-- BEGIN Records provided --
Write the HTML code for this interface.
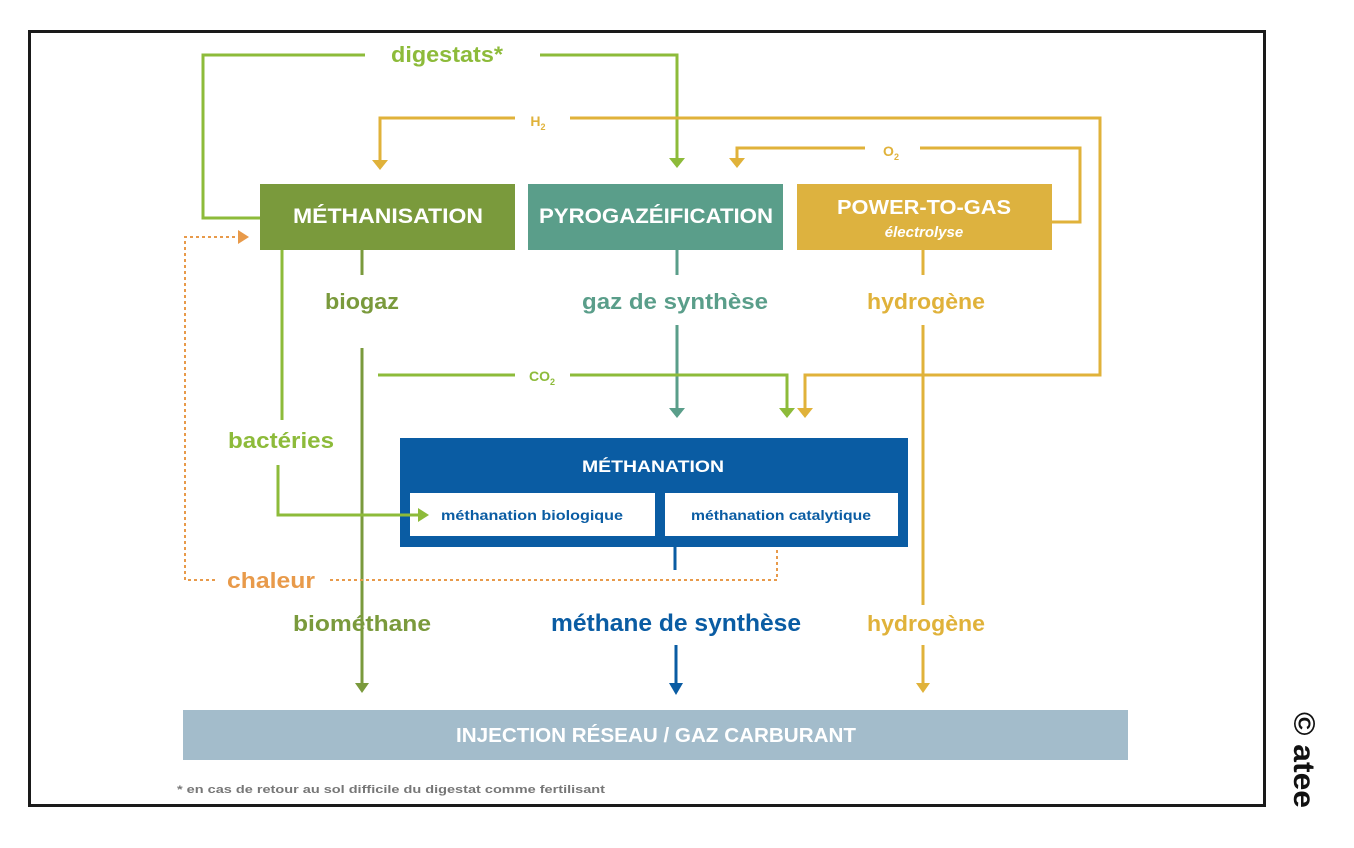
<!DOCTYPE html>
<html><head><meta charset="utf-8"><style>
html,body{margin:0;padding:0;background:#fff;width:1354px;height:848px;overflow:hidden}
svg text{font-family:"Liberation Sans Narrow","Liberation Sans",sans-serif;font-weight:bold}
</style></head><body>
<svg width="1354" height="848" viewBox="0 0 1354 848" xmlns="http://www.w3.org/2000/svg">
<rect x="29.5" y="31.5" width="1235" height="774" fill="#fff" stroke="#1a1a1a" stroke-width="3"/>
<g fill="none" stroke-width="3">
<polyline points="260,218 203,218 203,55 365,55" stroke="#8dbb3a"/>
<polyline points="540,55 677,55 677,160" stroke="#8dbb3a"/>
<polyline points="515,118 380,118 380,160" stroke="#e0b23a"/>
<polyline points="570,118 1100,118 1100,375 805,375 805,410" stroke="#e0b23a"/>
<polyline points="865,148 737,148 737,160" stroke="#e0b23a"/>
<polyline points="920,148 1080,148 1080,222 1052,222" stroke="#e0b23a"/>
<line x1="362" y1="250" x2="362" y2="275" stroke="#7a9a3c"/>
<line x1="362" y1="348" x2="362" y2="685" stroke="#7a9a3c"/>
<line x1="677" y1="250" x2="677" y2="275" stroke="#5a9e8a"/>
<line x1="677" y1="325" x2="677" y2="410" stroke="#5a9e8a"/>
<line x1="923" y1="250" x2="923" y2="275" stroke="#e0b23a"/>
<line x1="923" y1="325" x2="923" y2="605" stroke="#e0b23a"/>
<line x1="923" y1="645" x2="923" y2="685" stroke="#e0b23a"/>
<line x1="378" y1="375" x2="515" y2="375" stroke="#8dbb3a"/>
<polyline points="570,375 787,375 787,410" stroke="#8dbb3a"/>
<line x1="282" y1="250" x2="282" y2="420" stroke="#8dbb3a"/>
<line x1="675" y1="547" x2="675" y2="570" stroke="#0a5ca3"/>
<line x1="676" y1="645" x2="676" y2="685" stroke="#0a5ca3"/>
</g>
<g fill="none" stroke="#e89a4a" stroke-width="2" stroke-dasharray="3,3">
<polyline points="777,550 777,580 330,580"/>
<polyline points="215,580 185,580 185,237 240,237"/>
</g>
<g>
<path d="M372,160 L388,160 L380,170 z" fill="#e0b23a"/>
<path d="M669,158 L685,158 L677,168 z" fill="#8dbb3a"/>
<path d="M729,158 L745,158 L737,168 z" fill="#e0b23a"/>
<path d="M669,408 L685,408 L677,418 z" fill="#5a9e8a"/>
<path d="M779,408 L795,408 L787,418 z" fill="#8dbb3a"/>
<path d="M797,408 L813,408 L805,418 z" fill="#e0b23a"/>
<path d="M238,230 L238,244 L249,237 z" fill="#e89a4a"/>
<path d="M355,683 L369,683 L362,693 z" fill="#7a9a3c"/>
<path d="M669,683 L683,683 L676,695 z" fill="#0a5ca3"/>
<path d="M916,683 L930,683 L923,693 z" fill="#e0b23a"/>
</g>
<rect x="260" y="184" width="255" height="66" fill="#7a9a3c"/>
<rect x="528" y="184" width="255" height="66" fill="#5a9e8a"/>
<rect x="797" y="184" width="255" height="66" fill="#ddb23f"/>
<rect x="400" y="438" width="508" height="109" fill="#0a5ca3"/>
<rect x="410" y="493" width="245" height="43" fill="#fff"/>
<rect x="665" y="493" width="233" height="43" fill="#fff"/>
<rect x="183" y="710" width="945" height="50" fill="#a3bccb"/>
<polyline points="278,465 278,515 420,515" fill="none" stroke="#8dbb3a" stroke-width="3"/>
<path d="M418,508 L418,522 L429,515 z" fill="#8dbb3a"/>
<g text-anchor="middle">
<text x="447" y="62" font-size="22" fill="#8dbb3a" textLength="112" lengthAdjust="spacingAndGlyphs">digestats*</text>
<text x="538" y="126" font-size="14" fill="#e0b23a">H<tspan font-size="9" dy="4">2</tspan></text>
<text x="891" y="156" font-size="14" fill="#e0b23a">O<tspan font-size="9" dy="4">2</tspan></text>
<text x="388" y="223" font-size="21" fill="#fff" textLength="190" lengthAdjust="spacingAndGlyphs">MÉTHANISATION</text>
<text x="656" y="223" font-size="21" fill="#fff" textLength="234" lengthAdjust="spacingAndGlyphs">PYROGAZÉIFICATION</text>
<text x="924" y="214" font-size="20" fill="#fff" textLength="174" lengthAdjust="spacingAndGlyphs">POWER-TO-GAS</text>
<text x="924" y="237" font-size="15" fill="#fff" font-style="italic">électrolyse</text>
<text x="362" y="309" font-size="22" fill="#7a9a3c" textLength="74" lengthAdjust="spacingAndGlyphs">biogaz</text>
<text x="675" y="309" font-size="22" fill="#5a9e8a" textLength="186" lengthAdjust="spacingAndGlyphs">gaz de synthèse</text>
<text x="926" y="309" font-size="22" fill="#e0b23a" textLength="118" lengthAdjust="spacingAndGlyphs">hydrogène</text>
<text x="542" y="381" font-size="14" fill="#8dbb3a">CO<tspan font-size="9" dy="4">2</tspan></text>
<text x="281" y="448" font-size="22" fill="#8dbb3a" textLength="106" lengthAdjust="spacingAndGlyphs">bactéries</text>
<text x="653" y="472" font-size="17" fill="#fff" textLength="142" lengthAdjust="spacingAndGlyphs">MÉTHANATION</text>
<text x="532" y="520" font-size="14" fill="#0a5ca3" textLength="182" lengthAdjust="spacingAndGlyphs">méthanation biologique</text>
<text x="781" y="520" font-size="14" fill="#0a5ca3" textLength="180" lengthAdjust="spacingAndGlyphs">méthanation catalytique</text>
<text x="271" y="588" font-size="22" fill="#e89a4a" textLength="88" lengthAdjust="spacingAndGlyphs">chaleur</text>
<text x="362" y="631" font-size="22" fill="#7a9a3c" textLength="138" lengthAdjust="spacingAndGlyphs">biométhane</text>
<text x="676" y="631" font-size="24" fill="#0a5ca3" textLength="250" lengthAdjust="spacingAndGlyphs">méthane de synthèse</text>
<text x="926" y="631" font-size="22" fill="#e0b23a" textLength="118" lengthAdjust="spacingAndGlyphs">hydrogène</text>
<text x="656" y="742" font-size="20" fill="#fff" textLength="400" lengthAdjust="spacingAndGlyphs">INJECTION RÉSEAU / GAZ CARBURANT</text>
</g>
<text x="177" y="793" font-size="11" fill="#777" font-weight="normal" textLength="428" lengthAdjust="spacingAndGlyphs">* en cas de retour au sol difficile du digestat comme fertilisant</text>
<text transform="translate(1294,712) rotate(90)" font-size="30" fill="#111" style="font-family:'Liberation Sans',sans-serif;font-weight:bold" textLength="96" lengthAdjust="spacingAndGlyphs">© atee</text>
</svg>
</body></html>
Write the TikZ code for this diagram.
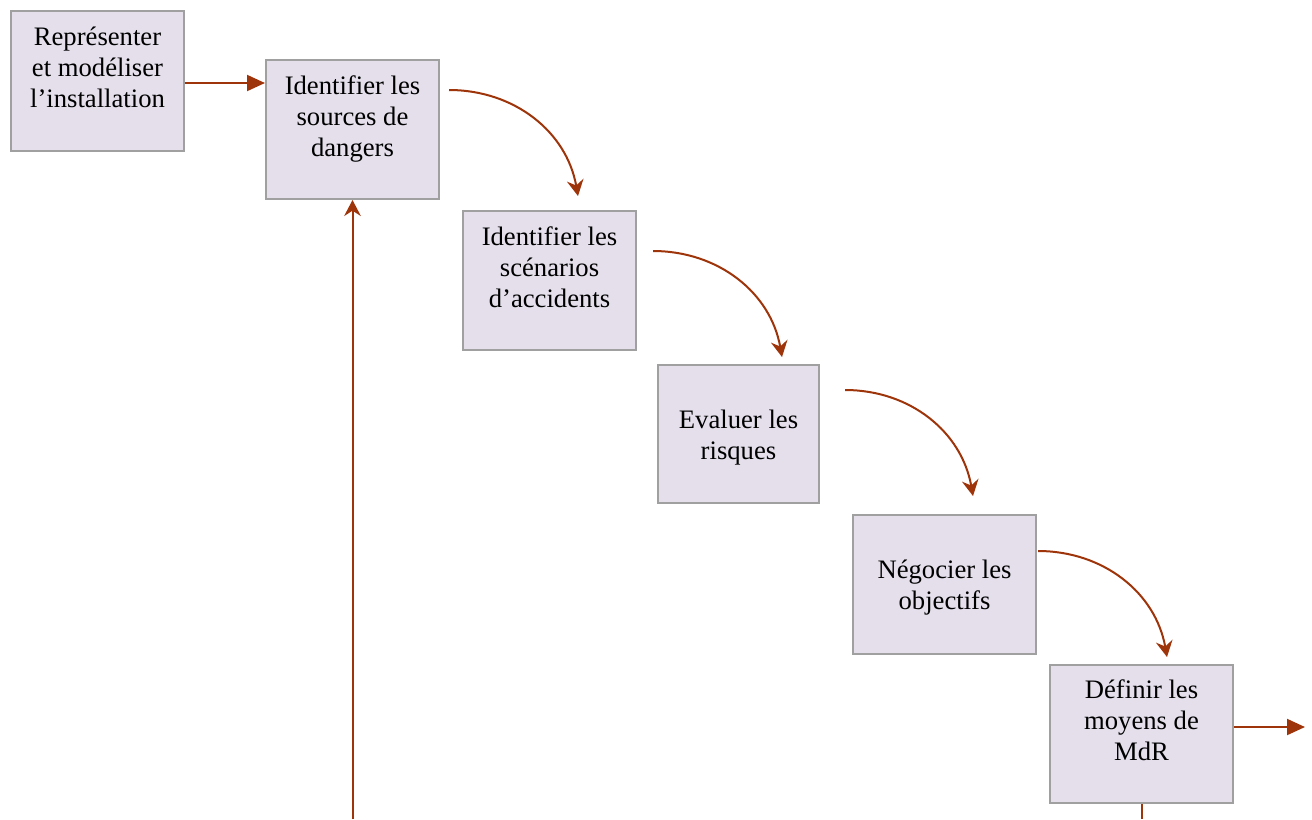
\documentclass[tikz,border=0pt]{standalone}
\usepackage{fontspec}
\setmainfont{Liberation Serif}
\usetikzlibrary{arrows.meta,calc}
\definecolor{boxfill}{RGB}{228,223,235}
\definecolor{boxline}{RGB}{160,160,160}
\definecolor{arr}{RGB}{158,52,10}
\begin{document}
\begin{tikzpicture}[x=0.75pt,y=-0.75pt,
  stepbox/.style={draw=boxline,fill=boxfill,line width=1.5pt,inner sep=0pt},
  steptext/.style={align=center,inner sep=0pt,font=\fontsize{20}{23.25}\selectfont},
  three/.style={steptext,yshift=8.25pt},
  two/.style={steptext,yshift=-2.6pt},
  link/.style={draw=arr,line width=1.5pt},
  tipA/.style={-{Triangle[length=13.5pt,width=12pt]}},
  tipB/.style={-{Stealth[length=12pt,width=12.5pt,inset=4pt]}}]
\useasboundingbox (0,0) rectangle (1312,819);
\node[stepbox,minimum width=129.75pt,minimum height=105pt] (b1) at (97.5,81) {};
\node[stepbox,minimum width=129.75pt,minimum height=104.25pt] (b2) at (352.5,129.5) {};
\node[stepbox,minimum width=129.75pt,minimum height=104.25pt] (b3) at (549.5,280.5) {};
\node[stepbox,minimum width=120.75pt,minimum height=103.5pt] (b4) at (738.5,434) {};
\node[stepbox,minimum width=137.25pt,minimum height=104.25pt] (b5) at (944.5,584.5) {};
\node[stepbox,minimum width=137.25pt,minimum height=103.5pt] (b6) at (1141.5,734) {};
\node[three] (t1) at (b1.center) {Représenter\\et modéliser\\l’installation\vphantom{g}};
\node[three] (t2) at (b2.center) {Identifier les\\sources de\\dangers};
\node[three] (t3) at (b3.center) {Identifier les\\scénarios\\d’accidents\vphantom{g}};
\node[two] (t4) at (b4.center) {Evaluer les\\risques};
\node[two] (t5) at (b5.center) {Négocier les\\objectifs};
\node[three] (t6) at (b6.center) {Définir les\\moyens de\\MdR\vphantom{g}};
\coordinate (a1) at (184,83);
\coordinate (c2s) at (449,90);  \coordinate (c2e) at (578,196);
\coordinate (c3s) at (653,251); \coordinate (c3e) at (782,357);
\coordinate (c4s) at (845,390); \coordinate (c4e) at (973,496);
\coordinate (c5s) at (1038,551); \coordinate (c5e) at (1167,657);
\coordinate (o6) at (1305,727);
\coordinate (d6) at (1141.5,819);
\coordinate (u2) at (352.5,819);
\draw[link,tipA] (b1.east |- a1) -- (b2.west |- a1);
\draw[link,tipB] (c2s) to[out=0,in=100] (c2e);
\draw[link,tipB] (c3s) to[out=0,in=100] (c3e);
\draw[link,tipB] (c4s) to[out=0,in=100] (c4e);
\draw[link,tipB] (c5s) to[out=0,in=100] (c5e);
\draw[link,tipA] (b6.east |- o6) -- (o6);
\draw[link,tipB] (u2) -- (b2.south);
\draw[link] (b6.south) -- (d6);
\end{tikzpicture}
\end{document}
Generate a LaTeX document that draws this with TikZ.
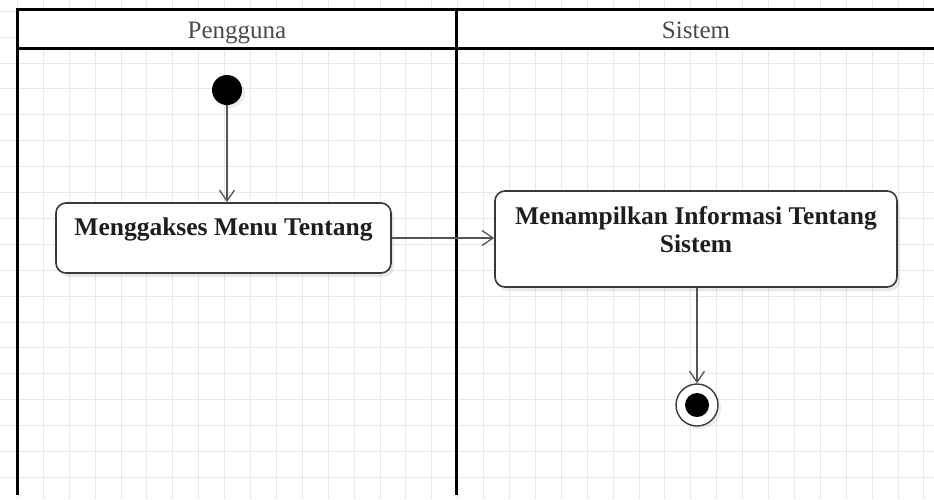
-- END Records provided --
§ Prompt
Say how many lines of the data include the word "Write". Nothing other than the number should be given.

§ Solution for this exercise
2